| Exercise brief |
Report how many lines contain the word "this"; answer with the number only.

| Dataset content |

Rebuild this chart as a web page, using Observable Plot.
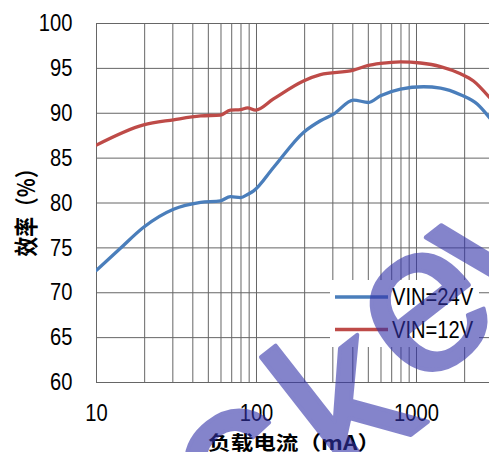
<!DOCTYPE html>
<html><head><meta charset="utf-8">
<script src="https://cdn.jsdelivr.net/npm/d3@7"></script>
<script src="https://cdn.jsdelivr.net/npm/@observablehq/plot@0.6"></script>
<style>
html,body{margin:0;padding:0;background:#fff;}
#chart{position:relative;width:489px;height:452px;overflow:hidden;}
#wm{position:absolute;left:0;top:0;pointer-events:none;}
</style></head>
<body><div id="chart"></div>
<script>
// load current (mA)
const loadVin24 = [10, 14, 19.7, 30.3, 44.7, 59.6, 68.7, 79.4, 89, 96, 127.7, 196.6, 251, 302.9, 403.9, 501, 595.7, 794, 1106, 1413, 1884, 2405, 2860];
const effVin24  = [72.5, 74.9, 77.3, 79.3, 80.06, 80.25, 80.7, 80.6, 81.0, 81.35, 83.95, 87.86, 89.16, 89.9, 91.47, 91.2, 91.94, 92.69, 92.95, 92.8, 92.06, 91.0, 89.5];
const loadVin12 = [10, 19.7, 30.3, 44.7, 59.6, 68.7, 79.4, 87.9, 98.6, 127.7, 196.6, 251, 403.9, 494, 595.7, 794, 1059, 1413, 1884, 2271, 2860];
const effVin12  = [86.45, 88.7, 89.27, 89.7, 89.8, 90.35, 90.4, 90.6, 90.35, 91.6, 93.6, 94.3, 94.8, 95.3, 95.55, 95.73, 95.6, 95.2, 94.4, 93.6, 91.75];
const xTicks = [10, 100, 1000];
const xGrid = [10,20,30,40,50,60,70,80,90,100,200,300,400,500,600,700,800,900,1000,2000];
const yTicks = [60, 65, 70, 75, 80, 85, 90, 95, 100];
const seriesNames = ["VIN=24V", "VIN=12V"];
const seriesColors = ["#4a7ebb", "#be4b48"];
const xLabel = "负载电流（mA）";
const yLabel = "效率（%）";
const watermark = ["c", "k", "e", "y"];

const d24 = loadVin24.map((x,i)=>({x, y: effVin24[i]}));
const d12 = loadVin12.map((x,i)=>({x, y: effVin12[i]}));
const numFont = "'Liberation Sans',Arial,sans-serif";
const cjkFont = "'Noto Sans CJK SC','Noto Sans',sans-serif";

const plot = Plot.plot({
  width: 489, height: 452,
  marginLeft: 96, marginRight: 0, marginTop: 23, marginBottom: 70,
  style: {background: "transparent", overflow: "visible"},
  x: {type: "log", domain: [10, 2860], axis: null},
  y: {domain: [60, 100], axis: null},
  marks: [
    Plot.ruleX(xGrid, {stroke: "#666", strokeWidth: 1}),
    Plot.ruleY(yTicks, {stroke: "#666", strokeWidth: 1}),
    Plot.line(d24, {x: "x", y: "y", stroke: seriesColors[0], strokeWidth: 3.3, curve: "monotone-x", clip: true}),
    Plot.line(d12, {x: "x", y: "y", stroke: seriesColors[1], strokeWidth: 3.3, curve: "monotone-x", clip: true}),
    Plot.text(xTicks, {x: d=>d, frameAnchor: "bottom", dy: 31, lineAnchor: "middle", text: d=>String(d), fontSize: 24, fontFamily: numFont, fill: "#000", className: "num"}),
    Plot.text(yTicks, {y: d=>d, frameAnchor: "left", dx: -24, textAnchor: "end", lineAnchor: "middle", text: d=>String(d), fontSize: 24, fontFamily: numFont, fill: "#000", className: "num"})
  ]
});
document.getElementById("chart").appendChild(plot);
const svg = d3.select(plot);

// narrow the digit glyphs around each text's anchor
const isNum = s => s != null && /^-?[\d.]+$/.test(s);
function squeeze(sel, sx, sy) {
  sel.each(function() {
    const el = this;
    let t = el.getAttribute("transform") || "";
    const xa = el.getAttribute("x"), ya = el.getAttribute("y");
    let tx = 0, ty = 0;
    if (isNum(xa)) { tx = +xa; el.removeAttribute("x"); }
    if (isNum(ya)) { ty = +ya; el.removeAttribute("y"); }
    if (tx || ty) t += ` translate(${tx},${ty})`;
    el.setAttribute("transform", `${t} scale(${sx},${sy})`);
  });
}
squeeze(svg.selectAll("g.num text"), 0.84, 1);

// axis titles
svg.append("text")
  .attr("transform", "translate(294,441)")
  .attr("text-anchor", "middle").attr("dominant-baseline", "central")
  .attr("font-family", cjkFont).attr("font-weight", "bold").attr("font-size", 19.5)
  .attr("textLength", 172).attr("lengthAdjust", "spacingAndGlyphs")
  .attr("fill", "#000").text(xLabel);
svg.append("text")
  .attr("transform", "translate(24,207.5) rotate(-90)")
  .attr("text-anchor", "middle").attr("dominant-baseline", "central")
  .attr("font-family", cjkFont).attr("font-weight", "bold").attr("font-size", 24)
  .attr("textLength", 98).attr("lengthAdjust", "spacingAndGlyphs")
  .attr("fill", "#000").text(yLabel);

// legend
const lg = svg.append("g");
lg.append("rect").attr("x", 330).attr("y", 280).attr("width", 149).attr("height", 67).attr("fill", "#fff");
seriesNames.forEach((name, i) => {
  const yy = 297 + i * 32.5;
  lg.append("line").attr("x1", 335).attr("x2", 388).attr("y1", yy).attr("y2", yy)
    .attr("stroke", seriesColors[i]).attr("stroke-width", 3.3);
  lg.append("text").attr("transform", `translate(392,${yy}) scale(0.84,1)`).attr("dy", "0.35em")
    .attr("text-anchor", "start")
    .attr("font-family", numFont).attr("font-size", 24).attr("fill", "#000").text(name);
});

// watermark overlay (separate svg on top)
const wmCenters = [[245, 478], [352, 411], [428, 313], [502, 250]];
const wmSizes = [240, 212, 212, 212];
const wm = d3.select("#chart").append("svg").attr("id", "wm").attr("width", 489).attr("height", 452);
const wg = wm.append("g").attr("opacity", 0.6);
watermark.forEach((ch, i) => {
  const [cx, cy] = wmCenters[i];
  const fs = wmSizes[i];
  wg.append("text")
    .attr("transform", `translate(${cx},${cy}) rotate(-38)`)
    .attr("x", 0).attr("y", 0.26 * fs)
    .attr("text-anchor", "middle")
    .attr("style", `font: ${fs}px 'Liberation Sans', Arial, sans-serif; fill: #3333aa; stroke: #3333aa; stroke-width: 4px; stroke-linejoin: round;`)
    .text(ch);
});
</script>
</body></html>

| Solution below |
2